As a troubleshooter for Fuller Products, Mr. Dudley traveled to cities with poor sales to determine how to improve sales.

In 1967, Mr. Dudley moved back to Greensboro and became an independent distributor for Fuller Products.

By the end of the 1960s, sales were low, and Fuller Products was struggling overall, so Mr. Dudley decided to make his own products at home. Mr. Dudley and his wife, Eunice, began their business by mixing shampoo and hair care formula in their kitchen in Greensboro, N.C.

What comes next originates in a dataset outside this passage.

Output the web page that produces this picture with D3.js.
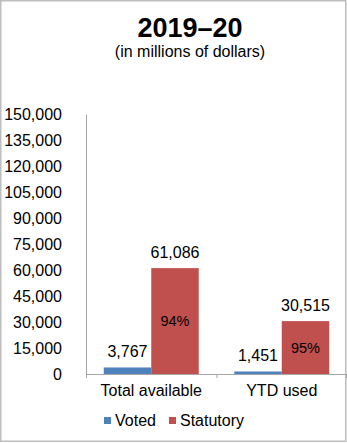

Local regulations prevented this, and the entrepreneur was forced to stop home production of hair products. To continue producing hair care products, Mr. Dudley bought space in a strip mall for his new business, Dudley’s Beauty Center and Salon. From day one, the Dudleys’ successful business experienced more success.

By 1975, he had started Dudley Products Company and employed approximately 400 salespeople. His initial success also enabled him to start a beauty school, and a chain of beauty supply stores throughout the Southeastern United States.

Mr. Dudley never forgot his entrepreneurial beginnings. At Fuller’s request and to aid his former employer’s struggling business, Mr. Dudley moved to Chicago and ran both Dudley Products and Fuller Products.

In 1984, Mr. Dudley bought the rights to Fuller Products and moved back to Greensboro. In 1988, he opened Dudley Cosmetology University located in Kernersville, N.C., and the following year opened Dudley Beauty School with eight locations.

Mr. Dudley’s daughter now runs the company. In Chris Rock’s 2009 documentary “Good Hair,” Mr. Rock paid a visit to the Dudley Products factory during a segment on hair relaxer.